The first and most important step Dev teams took in the "Man on the Moon" program was to take control over the release button. No more waiting for OPS to deploy, no more waiting for the 4-weeks (!) release train, no more releasing with downtime (downtime, really??). Instead: releasing by yourself, when ready, whenever you want. Without downtime!

These results and the vibe of the “Man on the Moon” program especially helped the Services Architecture. Deploying a new service or adding new features to a service was way easier than adding functionality to one of the remaining monoliths. We had finally reached the productivity break-even point!

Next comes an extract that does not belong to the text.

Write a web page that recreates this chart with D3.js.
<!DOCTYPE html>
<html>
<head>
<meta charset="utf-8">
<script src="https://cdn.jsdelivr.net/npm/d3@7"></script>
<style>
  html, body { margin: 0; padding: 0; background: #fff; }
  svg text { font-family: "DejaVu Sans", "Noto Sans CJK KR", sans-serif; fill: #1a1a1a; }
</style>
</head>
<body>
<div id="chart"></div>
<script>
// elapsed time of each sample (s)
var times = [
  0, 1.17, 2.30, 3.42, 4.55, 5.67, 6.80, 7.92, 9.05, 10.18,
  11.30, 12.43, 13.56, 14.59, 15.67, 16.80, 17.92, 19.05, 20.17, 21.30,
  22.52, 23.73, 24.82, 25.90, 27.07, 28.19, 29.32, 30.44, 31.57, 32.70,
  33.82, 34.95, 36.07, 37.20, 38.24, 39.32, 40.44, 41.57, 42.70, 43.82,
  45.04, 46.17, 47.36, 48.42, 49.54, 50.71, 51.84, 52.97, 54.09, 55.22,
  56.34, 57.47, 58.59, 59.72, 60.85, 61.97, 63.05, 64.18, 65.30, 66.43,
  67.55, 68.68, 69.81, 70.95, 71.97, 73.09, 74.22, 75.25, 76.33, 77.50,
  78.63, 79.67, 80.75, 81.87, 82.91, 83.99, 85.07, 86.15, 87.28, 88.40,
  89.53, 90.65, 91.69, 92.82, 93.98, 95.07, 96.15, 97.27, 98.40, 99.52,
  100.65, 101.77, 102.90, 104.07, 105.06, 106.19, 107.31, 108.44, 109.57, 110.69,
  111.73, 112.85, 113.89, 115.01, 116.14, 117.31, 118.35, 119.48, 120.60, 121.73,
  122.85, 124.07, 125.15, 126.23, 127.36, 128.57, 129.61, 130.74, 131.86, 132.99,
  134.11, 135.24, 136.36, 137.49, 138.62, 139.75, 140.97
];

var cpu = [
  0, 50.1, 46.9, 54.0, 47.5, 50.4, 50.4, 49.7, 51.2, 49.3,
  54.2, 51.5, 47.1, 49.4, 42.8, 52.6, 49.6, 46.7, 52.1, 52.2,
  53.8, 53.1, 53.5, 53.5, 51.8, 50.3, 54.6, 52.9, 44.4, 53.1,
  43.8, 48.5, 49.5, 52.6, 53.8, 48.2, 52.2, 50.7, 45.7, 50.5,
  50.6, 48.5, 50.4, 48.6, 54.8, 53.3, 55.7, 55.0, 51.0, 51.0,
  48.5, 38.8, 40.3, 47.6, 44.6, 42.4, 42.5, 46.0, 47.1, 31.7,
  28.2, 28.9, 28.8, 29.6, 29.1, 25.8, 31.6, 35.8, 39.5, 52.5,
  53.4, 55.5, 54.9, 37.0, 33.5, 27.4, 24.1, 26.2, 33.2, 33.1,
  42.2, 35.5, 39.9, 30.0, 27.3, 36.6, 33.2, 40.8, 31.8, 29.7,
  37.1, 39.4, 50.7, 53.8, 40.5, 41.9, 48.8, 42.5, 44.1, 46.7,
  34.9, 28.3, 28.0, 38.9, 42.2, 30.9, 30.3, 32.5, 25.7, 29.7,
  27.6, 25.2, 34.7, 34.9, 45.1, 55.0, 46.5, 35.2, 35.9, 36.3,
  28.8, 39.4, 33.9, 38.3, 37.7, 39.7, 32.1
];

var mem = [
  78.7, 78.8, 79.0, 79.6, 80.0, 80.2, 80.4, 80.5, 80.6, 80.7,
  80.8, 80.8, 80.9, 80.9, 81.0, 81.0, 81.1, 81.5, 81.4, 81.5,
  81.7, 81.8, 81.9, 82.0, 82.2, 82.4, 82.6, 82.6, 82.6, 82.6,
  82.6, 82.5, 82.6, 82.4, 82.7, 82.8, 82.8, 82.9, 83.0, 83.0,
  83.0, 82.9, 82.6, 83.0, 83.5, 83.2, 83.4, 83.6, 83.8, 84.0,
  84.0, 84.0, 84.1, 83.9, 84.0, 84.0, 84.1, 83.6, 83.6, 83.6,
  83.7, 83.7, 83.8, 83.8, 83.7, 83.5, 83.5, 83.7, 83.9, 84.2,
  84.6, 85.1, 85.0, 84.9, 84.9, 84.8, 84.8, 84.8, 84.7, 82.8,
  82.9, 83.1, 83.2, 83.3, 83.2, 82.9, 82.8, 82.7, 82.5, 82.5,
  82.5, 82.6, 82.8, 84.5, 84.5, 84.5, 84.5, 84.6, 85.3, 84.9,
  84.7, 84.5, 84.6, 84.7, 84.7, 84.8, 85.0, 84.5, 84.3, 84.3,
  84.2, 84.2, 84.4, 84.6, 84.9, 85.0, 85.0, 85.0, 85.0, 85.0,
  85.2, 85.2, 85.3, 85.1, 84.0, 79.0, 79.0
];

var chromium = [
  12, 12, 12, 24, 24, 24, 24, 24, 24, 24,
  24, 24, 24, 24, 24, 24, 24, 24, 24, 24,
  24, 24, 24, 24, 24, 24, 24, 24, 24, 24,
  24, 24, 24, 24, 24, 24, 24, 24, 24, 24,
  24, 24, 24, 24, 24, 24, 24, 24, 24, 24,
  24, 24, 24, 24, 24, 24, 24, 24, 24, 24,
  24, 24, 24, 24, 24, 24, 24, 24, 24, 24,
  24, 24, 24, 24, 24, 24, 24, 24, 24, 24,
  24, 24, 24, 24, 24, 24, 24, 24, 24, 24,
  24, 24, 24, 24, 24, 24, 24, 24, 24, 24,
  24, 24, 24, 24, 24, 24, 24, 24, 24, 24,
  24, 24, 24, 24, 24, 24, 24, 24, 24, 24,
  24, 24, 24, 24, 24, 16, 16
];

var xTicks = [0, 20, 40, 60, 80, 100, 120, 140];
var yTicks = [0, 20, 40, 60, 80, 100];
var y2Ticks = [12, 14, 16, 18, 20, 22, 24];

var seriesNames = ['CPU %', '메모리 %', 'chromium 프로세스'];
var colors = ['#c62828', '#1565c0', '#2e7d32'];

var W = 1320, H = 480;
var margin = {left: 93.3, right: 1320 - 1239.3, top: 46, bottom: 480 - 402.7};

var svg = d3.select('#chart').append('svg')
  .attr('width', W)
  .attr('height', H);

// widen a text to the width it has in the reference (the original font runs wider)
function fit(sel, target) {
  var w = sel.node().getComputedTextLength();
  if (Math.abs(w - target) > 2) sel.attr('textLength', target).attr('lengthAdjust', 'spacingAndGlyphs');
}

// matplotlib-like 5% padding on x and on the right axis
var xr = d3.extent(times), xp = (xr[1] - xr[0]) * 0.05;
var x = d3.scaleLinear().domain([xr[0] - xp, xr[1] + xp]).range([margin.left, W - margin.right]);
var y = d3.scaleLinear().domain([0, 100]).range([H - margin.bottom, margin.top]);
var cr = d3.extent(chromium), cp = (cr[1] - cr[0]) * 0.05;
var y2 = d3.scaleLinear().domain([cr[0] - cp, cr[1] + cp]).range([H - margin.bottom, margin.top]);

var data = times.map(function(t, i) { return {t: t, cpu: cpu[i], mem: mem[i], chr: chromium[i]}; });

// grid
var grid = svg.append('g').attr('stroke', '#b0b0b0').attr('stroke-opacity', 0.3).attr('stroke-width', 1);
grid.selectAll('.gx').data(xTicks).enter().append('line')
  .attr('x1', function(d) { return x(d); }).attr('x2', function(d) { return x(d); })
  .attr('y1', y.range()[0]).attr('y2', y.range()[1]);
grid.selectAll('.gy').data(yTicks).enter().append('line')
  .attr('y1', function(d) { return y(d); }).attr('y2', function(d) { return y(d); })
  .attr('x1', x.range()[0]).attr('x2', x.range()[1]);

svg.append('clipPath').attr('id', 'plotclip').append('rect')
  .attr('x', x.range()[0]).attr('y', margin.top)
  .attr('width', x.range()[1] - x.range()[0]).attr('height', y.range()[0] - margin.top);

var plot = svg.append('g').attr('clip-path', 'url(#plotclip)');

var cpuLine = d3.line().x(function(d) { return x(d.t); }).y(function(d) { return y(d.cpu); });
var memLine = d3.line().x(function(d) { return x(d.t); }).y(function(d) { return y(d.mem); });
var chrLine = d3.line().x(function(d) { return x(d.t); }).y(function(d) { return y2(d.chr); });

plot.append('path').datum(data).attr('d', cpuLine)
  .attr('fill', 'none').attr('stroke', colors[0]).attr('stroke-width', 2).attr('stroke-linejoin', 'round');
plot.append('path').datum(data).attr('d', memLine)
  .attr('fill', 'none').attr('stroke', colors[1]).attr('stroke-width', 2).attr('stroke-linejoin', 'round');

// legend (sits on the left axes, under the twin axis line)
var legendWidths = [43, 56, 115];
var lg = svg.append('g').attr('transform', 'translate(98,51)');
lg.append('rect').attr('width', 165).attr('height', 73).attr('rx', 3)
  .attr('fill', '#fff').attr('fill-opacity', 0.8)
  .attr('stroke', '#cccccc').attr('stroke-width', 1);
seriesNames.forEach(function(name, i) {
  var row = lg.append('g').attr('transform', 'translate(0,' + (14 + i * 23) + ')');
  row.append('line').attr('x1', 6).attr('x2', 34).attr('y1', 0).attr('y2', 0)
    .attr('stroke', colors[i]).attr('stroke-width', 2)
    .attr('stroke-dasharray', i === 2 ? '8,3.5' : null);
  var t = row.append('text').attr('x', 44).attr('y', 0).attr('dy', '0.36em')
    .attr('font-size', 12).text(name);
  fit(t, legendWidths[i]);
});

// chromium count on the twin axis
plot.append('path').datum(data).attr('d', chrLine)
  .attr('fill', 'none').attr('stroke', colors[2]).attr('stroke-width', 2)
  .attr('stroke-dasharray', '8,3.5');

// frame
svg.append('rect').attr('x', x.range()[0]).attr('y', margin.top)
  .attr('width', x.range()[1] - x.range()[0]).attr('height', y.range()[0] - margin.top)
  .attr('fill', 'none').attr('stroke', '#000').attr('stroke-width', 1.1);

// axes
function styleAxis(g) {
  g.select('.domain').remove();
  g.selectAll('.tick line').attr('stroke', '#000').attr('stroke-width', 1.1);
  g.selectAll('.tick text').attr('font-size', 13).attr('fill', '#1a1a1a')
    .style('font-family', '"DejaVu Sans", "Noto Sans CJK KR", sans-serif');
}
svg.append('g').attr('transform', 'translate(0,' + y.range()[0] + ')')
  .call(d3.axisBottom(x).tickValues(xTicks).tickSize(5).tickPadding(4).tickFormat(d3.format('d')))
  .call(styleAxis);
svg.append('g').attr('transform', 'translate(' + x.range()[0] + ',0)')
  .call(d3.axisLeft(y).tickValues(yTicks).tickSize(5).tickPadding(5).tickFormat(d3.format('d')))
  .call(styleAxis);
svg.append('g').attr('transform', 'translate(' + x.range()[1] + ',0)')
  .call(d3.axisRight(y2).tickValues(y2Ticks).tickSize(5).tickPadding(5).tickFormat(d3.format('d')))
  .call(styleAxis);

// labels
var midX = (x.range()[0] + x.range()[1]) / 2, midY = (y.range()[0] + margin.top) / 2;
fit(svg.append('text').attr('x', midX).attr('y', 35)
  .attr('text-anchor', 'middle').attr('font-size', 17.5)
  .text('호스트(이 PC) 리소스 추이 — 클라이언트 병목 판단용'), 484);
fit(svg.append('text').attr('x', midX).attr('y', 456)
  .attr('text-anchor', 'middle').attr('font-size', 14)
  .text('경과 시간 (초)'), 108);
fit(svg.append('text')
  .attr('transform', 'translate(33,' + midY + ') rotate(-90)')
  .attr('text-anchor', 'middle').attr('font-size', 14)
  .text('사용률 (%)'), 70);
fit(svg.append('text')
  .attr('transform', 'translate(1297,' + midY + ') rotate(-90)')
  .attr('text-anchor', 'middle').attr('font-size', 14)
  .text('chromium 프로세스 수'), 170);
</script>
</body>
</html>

By the end of the program new services popped up like rabbits: from 72 at the beginning of 2015 to 300+ at the beginning of 2017.

3 more things to address

So, this was a real breakthrough for the Services Architecture. But we still had to do some work. With the rapid growth of services and all of these services being deployed independently, we ran into the risk of hidden dependencies: services that were not backwards compatible or not resilient to failure of other services. And to be honest, this was not just a risk: every now and then we did encounter downtime due to incompatibility and non-resilience.

Our first solution for this newly discovered complexity was to thoroughly test the specific combination of services and versions before releasing them to production. But that solution was just a glitch of our old way of thinking. One we quickly abandoned for 3 new methods of working: release without downtime, be backwards compatible, and (if all else fails) be resilient. Our whole engineering community agreed on these 3 methods and they quickly become our core technical values. In our current engineering culture, downtime is a shame, compatibility is obvious and resilience is awesome! Working in this way, we can confidently release 100+ times every week.